Work to do:
Retype only what runs from the beginning of the data through the line with "(0,0) rectangle (1100,1084);"; please omit the pictures and keep every line exact.

Items from a data source:
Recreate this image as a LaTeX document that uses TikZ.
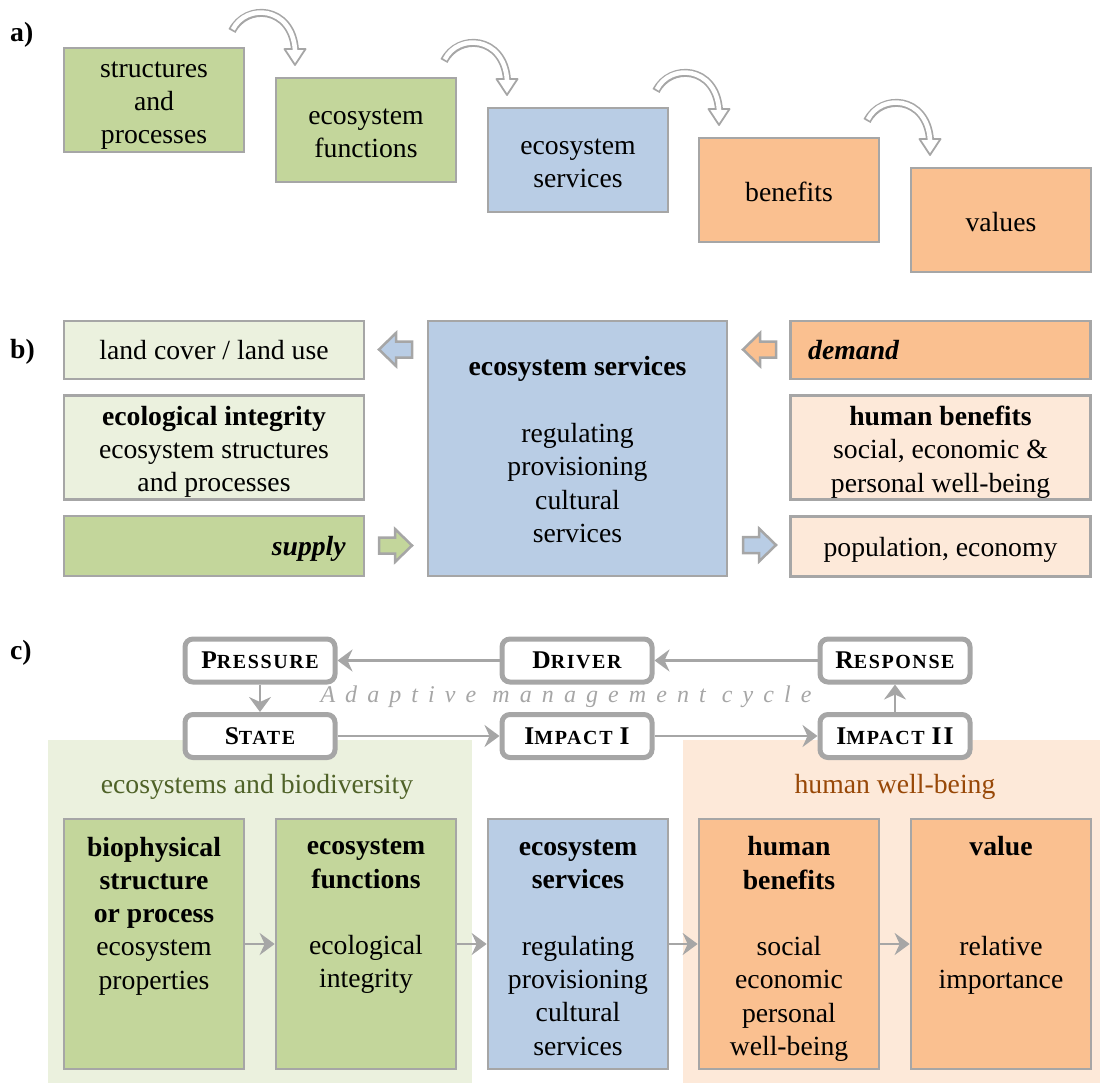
\documentclass[tikz,border=0pt]{standalone}
\usepackage{fontspec}
\setmainfont{Liberation Serif}
\newfontfamily\cyclefont[LetterSpace=42]{Liberation Serif}
\newfontfamily\stagefont[LetterSpace=8]{Liberation Serif}
\usetikzlibrary{arrows.meta}

\definecolor{grn}{HTML}{C3D69B}
\definecolor{grnlt}{HTML}{EBF1DE}
\definecolor{blu}{HTML}{B9CDE5}
\definecolor{org}{HTML}{FAC090}
\definecolor{orglt}{HTML}{FDE9D9}
\definecolor{edge}{HTML}{A6A6A6}
\definecolor{olivetext}{HTML}{4F6228}
\definecolor{browntext}{HTML}{984807}

% fake small capitals for the stage names
\newcommand\capbig[1]{{\fontsize{25.5}{28}\selectfont #1}}
\newcommand\capsmall[1]{{\fontsize{20}{28}\selectfont #1}}

% hollow curved arrow between two boxes of panel a
\newcommand\hollowcurve[2]{%
  \begin{scope}[shift={(#1,#2)}]
    \draw[edge, line width=8pt] (232,31) .. controls (246,3) and (292,6) .. (295,50);
    \filldraw[fill=white, draw=edge, line width=1.8pt, line join=round]
      (284.5,49) -- (305.5,49) -- (295,65) -- cycle;
    \draw[white, line width=4.6pt, shorten <=1.8pt]
      (232,31) .. controls (246,3) and (292,6) .. (295,50) -- (295,51.5);
  \end{scope}}

\tikzset{
  txt/.style={font=\fontsize{27.7}{33.3}\selectfont, align=center, inner sep=0pt,
    execute at begin node=\strut, execute at end node=\strut},
  box/.style={draw=edge, line width=2.7pt, inner sep=0pt},
  abox/.style={box, minimum width=180pt, minimum height=104pt},
  bbox/.style={box, minimum width=300pt},
  cbox/.style={box, minimum width=180pt, minimum height=250pt},
  stage/.style={draw=edge, line width=5pt, rounded corners=8pt, fill=white,
    minimum width=150pt, minimum height=43pt, inner sep=0pt, font=\stagefont\bfseries},
  conn/.style={draw=edge, line width=2.8pt, -{Stealth[length=15pt,width=22pt,inset=5pt]}},
  blockarrow/.style={draw=edge, line width=2.5pt, line join=miter},
  panel/.style={font=\bfseries\fontsize{27.7}{33.3}\selectfont, inner sep=0pt, anchor=west},
}

\begin{document}
\begin{tikzpicture}[x=1pt,y=-1pt]
\path[use as bounding box] (0,0) rectangle (1100,1084);

% panel labels
\node[panel] (labA) at (10,35) {a)};
\node[panel] (labB) at (10,352) {b)};
\node[panel] (labC) at (10,653) {c)};

% ---------- panel a: the cascade ----------
\node[abox, fill=grn] (sp) at (154,100) {};
\node[abox, fill=grn] (ef) at (366,130) {};
\node[abox, fill=blu] (es) at (578,160) {};
\node[abox, fill=org] (bn) at (789,190) {};
\node[abox, fill=org] (vl) at (1001,220) {};
\node[txt] (spt) at (154,107.5) {structures\\and\\processes};
\node[txt] (eft) at (366,138) {ecosystem\\functions};
\node[txt] (est) at (578,168) {ecosystem\\services};
\node[txt] (bnt) at (789,195) {benefits};
\node[txt] (vlt) at (1001,225) {values};

\hollowcurve{0}{0}
\hollowcurve{212}{30}
\hollowcurve{424}{60}
\hollowcurve{635}{90}

% ---------- panel b: supply and demand ----------
\node[bbox, fill=grnlt, minimum height=58pt] (lc) at (214,350) {};
\node[bbox, fill=grnlt, minimum height=104pt] (ei) at (214,447.5) {};
\node[bbox, fill=grn, minimum height=60pt] (su) at (214,546) {};
\node[box, fill=blu, minimum width=299pt, minimum height=255pt] (esb) at (577.5,448.5) {};
\node[bbox, fill=org, minimum height=58pt] (de) at (940.5,350) {};
\node[bbox, fill=orglt, minimum height=104pt] (hb) at (940.5,447.5) {};
\node[bbox, fill=orglt, minimum height=60pt] (pe) at (940.5,546.5) {};

\node[txt] (lct) at (214,353) {land cover / land use};
\node[txt] (eit) at (214,454)
  {\textbf{ecological integrity}\\ecosystem structures\\and processes};
\node[txt, anchor=east] (sut) at (346,549) {\textbf{\textit{supply}}};
\node[txt] (esbt) at (577.5,454.5)
  {\textbf{ecosystem services}\\[33.3pt]regulating\\provisioning\\cultural\\services};
\node[txt, anchor=west] (det) at (808,353) {\textbf{\textit{demand}}};
\node[txt] (hbt) at (940.5,454)
  {\textbf{human benefits}\\social, economic \&\\personal well-being};
\node[txt] (pet) at (940.5,549.5) {population, economy};

% block arrows
\draw[blockarrow, fill=blu] (379,349.5) -- ++(17,-16.5) -- ++(0,8.5) -- ++(16,0)
  -- ++(0,16) -- ++(-16,0) -- ++(0,8.5) -- cycle;
\draw[blockarrow, fill=org] (743,349.5) -- ++(17,-16.5) -- ++(0,8.5) -- ++(16,0)
  -- ++(0,16) -- ++(-16,0) -- ++(0,8.5) -- cycle;
\draw[blockarrow, fill=grn] (412,545.5) -- ++(-17,-16.5) -- ++(0,8.5) -- ++(-16,0)
  -- ++(0,16) -- ++(16,0) -- ++(0,8.5) -- cycle;
\draw[blockarrow, fill=blu] (776,545) -- ++(-17,-16.5) -- ++(0,8.5) -- ++(-16,0)
  -- ++(0,16) -- ++(16,0) -- ++(0,8.5) -- cycle;

% ---------- panel c: DPSIR cycle ----------
\fill[grnlt] (48,740) rectangle (472,1083);
\fill[orglt] (683,740) rectangle (1100,1083);

\node[stage] (pr) at (260,660.5) {\capbig{P}\capsmall{RESSURE}};
\node[stage] (dr) at (577,660.5) {\capbig{D}\capsmall{RIVER}};
\node[stage] (re) at (895,660.5) {\capbig{R}\capsmall{ESPONSE}};
\node[stage] (st) at (260,736) {\capbig{S}\capsmall{TATE}};
\node[stage] (i1) at (577,736) {\capbig{I}\capsmall{MPACT}\hspace{7pt}\capbig{I}};
\node[stage] (i2) at (895,736) {\capbig{I}\capsmall{MPACT}\hspace{7pt}\capbig{II}};

\draw[conn] (dr) -- (pr);
\draw[conn] (re) -- (dr);
\draw[conn] (pr) -- (st);
\draw[conn] (st) -- (i1);
\draw[conn] (i1) -- (i2);
\draw[conn] (i2) -- (re);

\node[inner sep=0pt, text=edge, font=\cyclefont\itshape\fontsize{24}{28}\selectfont] (cyc)
  at (566,697) {Adaptive management cycle};

\node[txt, text=olivetext] (ecobio) at (257,787) {ecosystems and biodiversity};
\node[txt, text=browntext] (hwb) at (895,787) {human well-being};

\node[cbox, fill=grn] (c1) at (154,944) {};
\node[cbox, fill=grn] (c2) at (366,944) {};
\node[cbox, fill=blu] (c3) at (578,944) {};
\node[cbox, fill=org] (c4) at (789,944) {};
\node[cbox, fill=org] (c5) at (1001,944) {};

\node[txt] (c1t) at (154,918)
  {\textbf{biophysical}\\\textbf{structure}\\\textbf{or process}\\ecosystem\\properties};
\node[txt] (c2t) at (366,918.5)
  {\textbf{ecosystem}\\\textbf{functions}\\[33.3pt]ecological\\integrity};
\node[txt] (c3t) at (578,952.5)
  {\textbf{ecosystem}\\\textbf{services}\\[33.3pt]regulating\\provisioning\\cultural\\services};
\node[txt] (c4t) at (789,951)
  {\textbf{human}\\\textbf{benefits}\\[33.3pt]social\\economic\\personal\\well-being};
\node[txt] (c5t) at (1001,917.5)
  {\textbf{value}\\[66.6pt]relative\\importance};

\draw[conn] (c1) -- (c2);
\draw[conn] (c2) -- (c3);
\draw[conn] (c3) -- (c4);
\draw[conn] (c4) -- (c5);
\end{tikzpicture}
\end{document}
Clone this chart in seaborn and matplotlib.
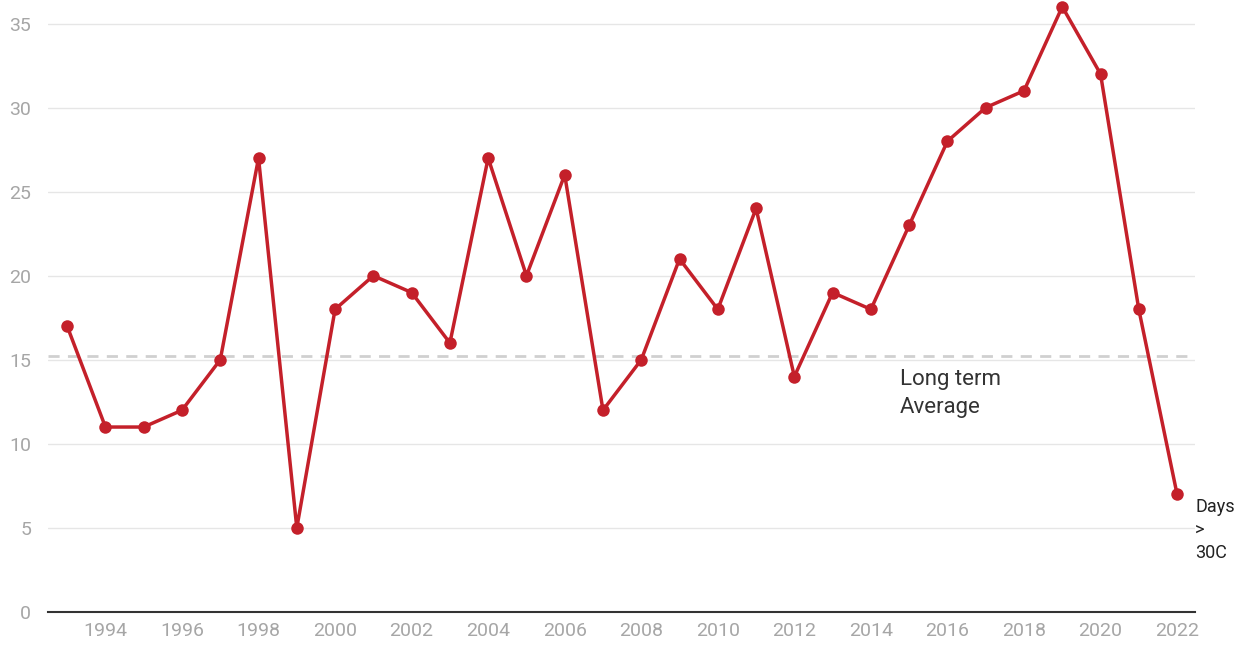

Exercise answer:
Recreate this image as a LaTeX document that uses TikZ.
\documentclass[tikz,border=0pt]{standalone}
\usepackage{fontspec}
\setmainfont{Liberation Serif}
\newfontfamily\cyclefont[LetterSpace=42]{Liberation Serif}
\newfontfamily\stagefont[LetterSpace=8]{Liberation Serif}
\usetikzlibrary{arrows.meta}

\definecolor{grn}{HTML}{C3D69B}
\definecolor{grnlt}{HTML}{EBF1DE}
\definecolor{blu}{HTML}{B9CDE5}
\definecolor{org}{HTML}{FAC090}
\definecolor{orglt}{HTML}{FDE9D9}
\definecolor{edge}{HTML}{A6A6A6}
\definecolor{olivetext}{HTML}{4F6228}
\definecolor{browntext}{HTML}{984807}

% fake small capitals for the stage names
\newcommand\capbig[1]{{\fontsize{25.5}{28}\selectfont #1}}
\newcommand\capsmall[1]{{\fontsize{20}{28}\selectfont #1}}

% hollow curved arrow between two boxes of panel a
\newcommand\hollowcurve[2]{%
  \begin{scope}[shift={(#1,#2)}]
    \draw[edge, line width=8pt] (232,31) .. controls (246,3) and (292,6) .. (295,50);
    \filldraw[fill=white, draw=edge, line width=1.8pt, line join=round]
      (284.5,49) -- (305.5,49) -- (295,65) -- cycle;
    \draw[white, line width=4.6pt, shorten <=1.8pt]
      (232,31) .. controls (246,3) and (292,6) .. (295,50) -- (295,51.5);
  \end{scope}}

\tikzset{
  txt/.style={font=\fontsize{27.7}{33.3}\selectfont, align=center, inner sep=0pt,
    execute at begin node=\strut, execute at end node=\strut},
  box/.style={draw=edge, line width=2.7pt, inner sep=0pt},
  abox/.style={box, minimum width=180pt, minimum height=104pt},
  bbox/.style={box, minimum width=300pt},
  cbox/.style={box, minimum width=180pt, minimum height=250pt},
  stage/.style={draw=edge, line width=5pt, rounded corners=8pt, fill=white,
    minimum width=150pt, minimum height=43pt, inner sep=0pt, font=\stagefont\bfseries},
  conn/.style={draw=edge, line width=2.8pt, -{Stealth[length=15pt,width=22pt,inset=5pt]}},
  blockarrow/.style={draw=edge, line width=2.5pt, line join=miter},
  panel/.style={font=\bfseries\fontsize{27.7}{33.3}\selectfont, inner sep=0pt, anchor=west},
}

\begin{document}
\begin{tikzpicture}[x=1pt,y=-1pt]
\path[use as bounding box] (0,0) rectangle (1100,1084);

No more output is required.